Judge Blocks Julian Assange’s Extradition to the United States

One of the biggest journalism story has finally gotten a bit of good news. A judge is blocking the US’s bid for Assange’s extradition.

It’s been a long road to get here. After years of being holed up in an embassy under political asylum, Wikileaks co-founder and journalist, Julian Assange, was dragged out and arrested with no resistance. The details of the story are difficult to fathom for actual journalists in the world.

First, there was the controversial deal made by the United States with Ecuador. The deal saw the exchange of additional loans in exchange for relinquishing Assange’s political asylum. Then there was the stunning 50 week prison sentence for the comparatively benign crime of skipping bail. That controversial sentence was condemned by the United Nations as “disproportionate”.

After that, there was the indictment of 17 charges filed by the US government. This for what many point out is for the crime of journalism.

To make matters worse, Assange’s health had deteriorated as he served his 50 week sentence in solitary confinement in a notorious prison. The concerns were so grave, many worried that Assange would die in prison. Reporters Without Borders called for the release of Assange on humanitarian grounds. Those demands were effectively ignored as Assange continued to languish in prison.

When hearings proceeded, human rights organizations were denied the ability to observe the proceedings. The proceedings were also delayed due to a possible COVID-19 exposure.

After that, the hearing concluded and a decision was due to be rendered this year. After the hearings, the Electronic Frontier Foundation blasted the trial as selective prosecution. They further commented that journalism is not a crime.

As if things weren’t bad enough, while Assange awaited his fate, a COVID-19 outbreak hit the prison where Assange was being held. This, once again, raised the concerns about Assange’s health.

Now, some rare bit of good news. The judge has decided to block Assange’s extradition to the United States. According to the BBC, the fear is that a harsh prison stay could push him to commit suicide:

The judge blocked the request because of concerns over Mr Assange’s mental health and risk of suicide in the US.

Mr Assange, who is wanted over the publication of thousands of classified documents in 2010 and 2011, says the case is politically motivated.

Expressing disappointment at the ruling, the US justice department noted that its legal arguments had prevailed.

Its position is that the leaks broke the law and endangered lives.

“While we are extremely disappointed in the court’s ultimate decision, we are gratified that the United States prevailed on every point of law raised,” the justice department said.

The US authorities have 14 days in which to lodge an appeal and are expected to do so.

For supporters of free speech and freedom of the press, this is a major victory. The fear all along is that once Assange is in the United States, he’s basically a dead man. All because he published documents that exposed a stunning amount of government corruption and wrongdoing.

The EFF has released a statement on the decision, saying that while this is good news, it doesn’t erase what has happened to Assange throughout the entire process:

The judge largely confirmed the charges against him, but ultimately determined that the United States’ extreme procedures for confinement that would be applied to Mr.

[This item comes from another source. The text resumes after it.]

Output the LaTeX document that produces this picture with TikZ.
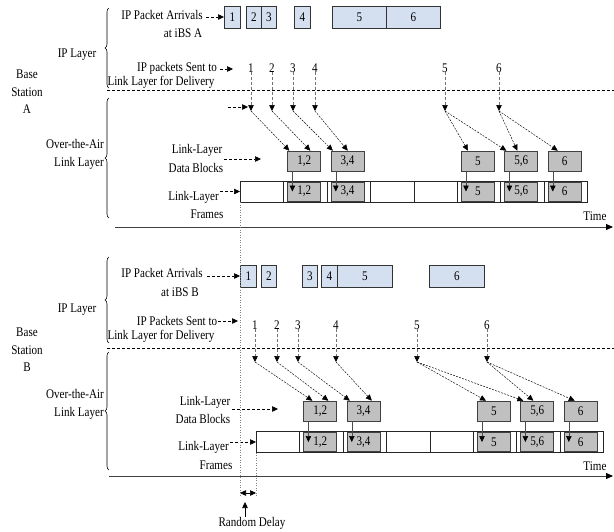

Assange would create a serious risk of suicide.

EFF’s Executive Director Cindy Cohn said in a statement today:

“We are relieved that District Judge Vanessa Baraitser made the right decision to reject extradition of Mr. Assange and, despite the U.S. government’ initial statement, we hope that the U.S. does not appeal that decision. The UK court decision means that Assange will not face charges in the United States, which could have set dangerous precedent in two ways. First, it could call into question many of the journalistic practices that writers at the New York Times, the Washington Post, Fox News, and other publications engage in every day to ensure that the American people stay informed about the operations of their government. Investigative journalism—including seeking, analyzing and publishing leaked government documents, especially those revealing abuses—has a vital role in holding the U.S. government to account. It is, and must remain, strongly protected by the First Amendment. Second, the prosecution, and the judge’s decision, embraces a theory of computer crime that is overly broad — essentially criminalizing a journalist for discussing and offering help with basic computer activities like use of rainbow tables and scripts based on wget, that are regularly used in computer security and elsewhere.

While we applaud this decision, it does not erase the many years Assange has been dogged by prosecution, detainment, and intimidation for his journalistic work. It also does not erase the government’s arguments that, as in so many other cases, attempts to cast a criminal pall over routine actions because they were done with a computer. We are still reviewing the judge’s opinion and expect to have additional thoughts once we’ve completed our analysis.”

The United States is, of course, widely expected to appeal the decision. As a result, this process will very likely continue to drag on for some time.